Commercial results matter next, not just the story. Keel said zoning was locked in and site development was moving forward at Panther Creek, Sharon and Moses Lake. Land development and environmental permits are still underway. CEO Ben Gagnon said the company started this new phase with “strong momentum.”

Balance sheet strength is the story for now. Keel said as of May 8 the company had around $533 million in liquidity, counting $336 million in cash and $197 million in unencumbered bitcoin. CFO Jonathan Mir said the liquidity pool “fully funds” what’s needed to push the three near-term sites to lease execution.

The income statement shows a tougher picture. Revenue for the first quarter dropped 23% to $37 million. Operating loss got worse, hitting $98 million. Adjusted EBITDA, which leaves out some expenses, turned to a loss of $17 million after seeing a $7 million gain last year.

Keel is jumping into a busy trade. IREN, which also comes from the bitcoin mining space and now does data centers, said Tuesday it’s buying about $1.6 billion in Nvidia Blackwell systems from Dell for a five-year, $3.4 billion cloud AI services contract. “Time-to-compute is everything,” said IREN Co-CEO Daniel Roberts. That sums up why investors are paying premiums for companies that can add power fast. Reuters

But there’s a chance Keel’s infrastructure push takes more time, eats up more money, or misses on the leases bulls are betting on. The company has warned before that its HPC and AI data-center plan might never turn profitable. Keel also pointed to competition from bigger data-center players and bitcoin miners, and flagged permitting trouble, power limits, financing headaches, supply snags, and the risk that customers could default.

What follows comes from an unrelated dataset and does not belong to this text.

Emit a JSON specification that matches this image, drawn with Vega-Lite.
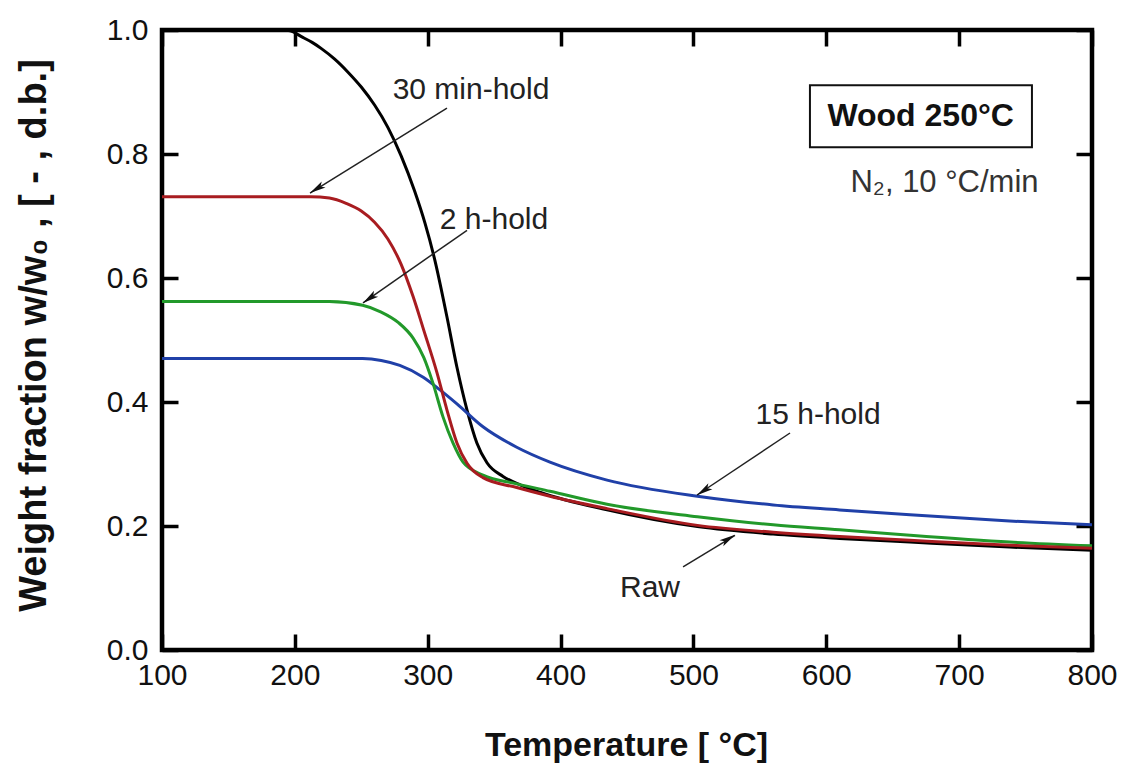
{
  "$schema": "https://vega.github.io/schema/vega-lite/v6.json",
  "width": 930,
  "height": 620,
  "autosize": "none",
  "padding": {"left": 162, "top": 30, "right": 30, "bottom": 117},
  "background": "white",
  "config": {
    "font": "Liberation Sans",
    "view": {"stroke": "black", "strokeWidth": 4.5},
    "axis": {"grid": false, "domain": false, "tickColor": "black", "tickWidth": 3.5, "tickSize": 16, "offset": -16, "labelFlush": false, "labelColor": "#111", "labelFont": "Liberation Sans", "labelFontSize": 30, "titleFont": "Liberation Sans", "titleColor": "#111", "titleFontWeight": "bold"}
  },
  "datasets": {
    "curves": [
      {"s": "Raw", "t": 100, "w": 1.0}, {"s": "Raw", "t": 150, "w": 1.0}, {"s": "Raw", "t": 195, "w": 0.999}, {"s": "Raw", "t": 206, "w": 0.988}, {"s": "Raw", "t": 213, "w": 0.98}, {"s": "Raw", "t": 220, "w": 0.97}, {"s": "Raw", "t": 230, "w": 0.953}, {"s": "Raw", "t": 240, "w": 0.932}, {"s": "Raw", "t": 250, "w": 0.908}, {"s": "Raw", "t": 260, "w": 0.879}, {"s": "Raw", "t": 270, "w": 0.843}, {"s": "Raw", "t": 280, "w": 0.797}, {"s": "Raw", "t": 290, "w": 0.741}, {"s": "Raw", "t": 298, "w": 0.688}, {"s": "Raw", "t": 305, "w": 0.632}, {"s": "Raw", "t": 314.5, "w": 0.537}, {"s": "Raw", "t": 322, "w": 0.456}, {"s": "Raw", "t": 329.6, "w": 0.387}, {"s": "Raw", "t": 337, "w": 0.334}, {"s": "Raw", "t": 344.6, "w": 0.302}, {"s": "Raw", "t": 356.7, "w": 0.28}, {"s": "Raw", "t": 370, "w": 0.266}, {"s": "Raw", "t": 385, "w": 0.254}, {"s": "Raw", "t": 435, "w": 0.226}, {"s": "Raw", "t": 503, "w": 0.199}, {"s": "Raw", "t": 560, "w": 0.187}, {"s": "Raw", "t": 610, "w": 0.18}, {"s": "Raw", "t": 663, "w": 0.174}, {"s": "Raw", "t": 738, "w": 0.166}, {"s": "Raw", "t": 800, "w": 0.161},
      {"s": "15 h-hold", "t": 100, "w": 0.47}, {"s": "15 h-hold", "t": 251, "w": 0.47}, {"s": "15 h-hold", "t": 265, "w": 0.467}, {"s": "15 h-hold", "t": 279, "w": 0.459}, {"s": "15 h-hold", "t": 296.6, "w": 0.44}, {"s": "15 h-hold", "t": 309, "w": 0.42}, {"s": "15 h-hold", "t": 322, "w": 0.397}, {"s": "15 h-hold", "t": 341.6, "w": 0.36}, {"s": "15 h-hold", "t": 367, "w": 0.327}, {"s": "15 h-hold", "t": 392, "w": 0.303}, {"s": "15 h-hold", "t": 435, "w": 0.274}, {"s": "15 h-hold", "t": 503, "w": 0.248}, {"s": "15 h-hold", "t": 560, "w": 0.234}, {"s": "15 h-hold", "t": 610, "w": 0.226}, {"s": "15 h-hold", "t": 663, "w": 0.218}, {"s": "15 h-hold", "t": 738, "w": 0.208}, {"s": "15 h-hold", "t": 800, "w": 0.202},
      {"s": "2 h-hold", "t": 100, "w": 0.562}, {"s": "2 h-hold", "t": 226, "w": 0.562}, {"s": "2 h-hold", "t": 251, "w": 0.556}, {"s": "2 h-hold", "t": 265, "w": 0.545}, {"s": "2 h-hold", "t": 278, "w": 0.528}, {"s": "2 h-hold", "t": 289, "w": 0.503}, {"s": "2 h-hold", "t": 297, "w": 0.472}, {"s": "2 h-hold", "t": 304, "w": 0.43}, {"s": "2 h-hold", "t": 311.5, "w": 0.376}, {"s": "2 h-hold", "t": 319, "w": 0.334}, {"s": "2 h-hold", "t": 326.6, "w": 0.303}, {"s": "2 h-hold", "t": 341.6, "w": 0.282}, {"s": "2 h-hold", "t": 367, "w": 0.268}, {"s": "2 h-hold", "t": 392, "w": 0.256}, {"s": "2 h-hold", "t": 435, "w": 0.235}, {"s": "2 h-hold", "t": 503, "w": 0.215}, {"s": "2 h-hold", "t": 560, "w": 0.202}, {"s": "2 h-hold", "t": 610, "w": 0.194}, {"s": "2 h-hold", "t": 663, "w": 0.185}, {"s": "2 h-hold", "t": 738, "w": 0.174}, {"s": "2 h-hold", "t": 800, "w": 0.168},
      {"s": "30 min-hold", "t": 100, "w": 0.731}, {"s": "30 min-hold", "t": 212, "w": 0.731}, {"s": "30 min-hold", "t": 226, "w": 0.729}, {"s": "30 min-hold", "t": 239, "w": 0.72}, {"s": "30 min-hold", "t": 250, "w": 0.708}, {"s": "30 min-hold", "t": 260, "w": 0.69}, {"s": "30 min-hold", "t": 270, "w": 0.663}, {"s": "30 min-hold", "t": 280, "w": 0.622}, {"s": "30 min-hold", "t": 289, "w": 0.57}, {"s": "30 min-hold", "t": 297, "w": 0.516}, {"s": "30 min-hold", "t": 307, "w": 0.447}, {"s": "30 min-hold", "t": 314.5, "w": 0.387}, {"s": "30 min-hold", "t": 322, "w": 0.334}, {"s": "30 min-hold", "t": 329.6, "w": 0.301}, {"s": "30 min-hold", "t": 341.6, "w": 0.278}, {"s": "30 min-hold", "t": 367, "w": 0.262}, {"s": "30 min-hold", "t": 392, "w": 0.248}, {"s": "30 min-hold", "t": 435, "w": 0.228}, {"s": "30 min-hold", "t": 503, "w": 0.201}, {"s": "30 min-hold", "t": 560, "w": 0.19}, {"s": "30 min-hold", "t": 610, "w": 0.183}, {"s": "30 min-hold", "t": 663, "w": 0.177}, {"s": "30 min-hold", "t": 738, "w": 0.169}, {"s": "30 min-hold", "t": 800, "w": 0.164}
    ],
    "arrows": [
      {"label": "30 min-hold", "x1": 314.5, "y1": 0.874, "x2": 211.4, "y2": 0.737, "hx": 216.5, "hy": 0.744, "heading": 238.2},
      {"label": "2 h-hold", "x1": 329.6, "y1": 0.677, "x2": 251.3, "y2": 0.56, "hx": 256.2, "hy": 0.567, "heading": 234.9},
      {"label": "15 h-hold", "x1": 572.7, "y1": 0.35, "x2": 502.7, "y2": 0.25, "hx": 507.7, "hy": 0.257, "heading": 236.3},
      {"label": "Raw", "x1": 492.2, "y1": 0.134, "x2": 531.3, "y2": 0.185, "hx": 526.2, "hy": 0.179, "heading": 58.4}
    ],
    "notes": [
      {"text": "30 min-hold", "x": 332.6, "y": 0.903},
      {"text": "2 h-hold", "x": 349.9, "y": 0.694},
      {"text": "15 h-hold", "x": 593.8, "y": 0.379},
      {"text": "Raw", "x": 467.3, "y": 0.1}
    ],
    "box": [{"x": 587.7, "x2": 754.8, "y": 0.811, "y2": 0.911, "title": "Wood 250°C", "cx": 671, "cy": 0.861, "sub": "N₂, 10 °C/min", "sx": 689, "sy": 0.753}]
  },
  "resolve": {"axis": {"x": "independent", "y": "independent"}},
  "layer": [
    {
      "data": {"name": "curves"},
      "mark": {"type": "line", "strokeWidth": 3, "interpolate": "monotone", "clip": true},
      "encoding": {
        "x": {"field": "t", "type": "quantitative", "scale": {"domain": [100, 800], "nice": false, "zero": false},
              "axis": {"orient": "bottom", "values": [100, 200, 300, 400, 500, 600, 700, 800], "labelPadding": 10, "title": "Temperature [ °C]", "titleFontSize": 34, "titleX": 464, "titleY": 111, "titleBaseline": "middle", "titleAlign": "center"}},
        "y": {"field": "w", "type": "quantitative", "scale": {"domain": [0, 1], "nice": false},
              "axis": {"orient": "left", "values": [0, 0.2, 0.4, 0.6, 0.8, 1.0], "format": ".1f", "labelPadding": 14, "title": "Weight fraction w/w₀ , [ - , d.b.]", "titleFontSize": 38, "titleX": -144, "titleY": 305, "titleBaseline": "middle", "titleAlign": "center", "titleAngle": 270}},
        "color": {"field": "s", "type": "nominal", "legend": null,
                  "scale": {"domain": ["Raw", "15 h-hold", "2 h-hold", "30 min-hold"], "range": ["#000000", "#2040a8", "#22992a", "#a81c20"]}}
      }
    },
    {
      "data": {"name": "arrows"},
      "mark": {"type": "rule", "color": "#222", "strokeWidth": 1.5},
      "encoding": {
        "x": {"field": "x1", "type": "quantitative", "axis": {"orient": "top", "values": [100, 200, 300, 400, 500, 600, 700, 800], "labels": false, "title": null}},
        "y": {"field": "y1", "type": "quantitative", "axis": {"orient": "right", "values": [0, 0.2, 0.4, 0.6, 0.8, 1.0], "labels": false, "title": null}},
        "x2": {"field": "x2"},
        "y2": {"field": "y2"}
      }
    },
    {
      "data": {"name": "arrows"},
      "mark": {"type": "point", "shape": "M0,-1L0.45,1L0,0.55L-0.45,1Z", "filled": true, "color": "#111", "size": 260, "opacity": 1},
      "encoding": {
        "x": {"field": "hx", "type": "quantitative", "axis": null},
        "y": {"field": "hy", "type": "quantitative", "axis": null},
        "angle": {"field": "heading", "type": "quantitative", "scale": null}
      }
    },
    {
      "data": {"name": "notes"},
      "mark": {"type": "text", "fontSize": 30, "color": "#222", "align": "center", "baseline": "middle"},
      "encoding": {
        "x": {"field": "x", "type": "quantitative", "axis": null},
        "y": {"field": "y", "type": "quantitative", "axis": null},
        "text": {"field": "text"}
      }
    },
    {
      "data": {"name": "box"},
      "mark": {"type": "rect", "fill": "white", "stroke": "#111", "strokeWidth": 2},
      "encoding": {
        "x": {"field": "x", "type": "quantitative", "axis": null},
        "x2": {"field": "x2"},
        "y": {"field": "y", "type": "quantitative", "axis": null},
        "y2": {"field": "y2"}
      }
    },
    {
      "data": {"name": "box"},
      "mark": {"type": "text", "fontSize": 32, "fontWeight": "bold", "color": "#111", "align": "center", "baseline": "middle"},
      "encoding": {
        "x": {"field": "cx", "type": "quantitative", "axis": null},
        "y": {"field": "cy", "type": "quantitative", "axis": null},
        "text": {"field": "title"}
      }
    },
    {
      "data": {"name": "box"},
      "mark": {"type": "text", "fontSize": 31, "color": "#333", "align": "center", "baseline": "middle"},
      "encoding": {
        "x": {"field": "sx", "type": "quantitative", "axis": null},
        "y": {"field": "sy", "type": "quantitative", "axis": null},
        "text": {"field": "sub"}
      }
    }
  ]
}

Keel finished at C$7.69 on the TSX, gaining from its last close at C$7.09. The stock moved between C$6.92 and C$7.70 during the day, the action was not just on the U.S. side.

Keel shares aren’t moving much on its Q1 results at this point. What matters is if investors buy into its ability to lock in AI-infrastructure leases on its powered land. That’s the next number markets want to see.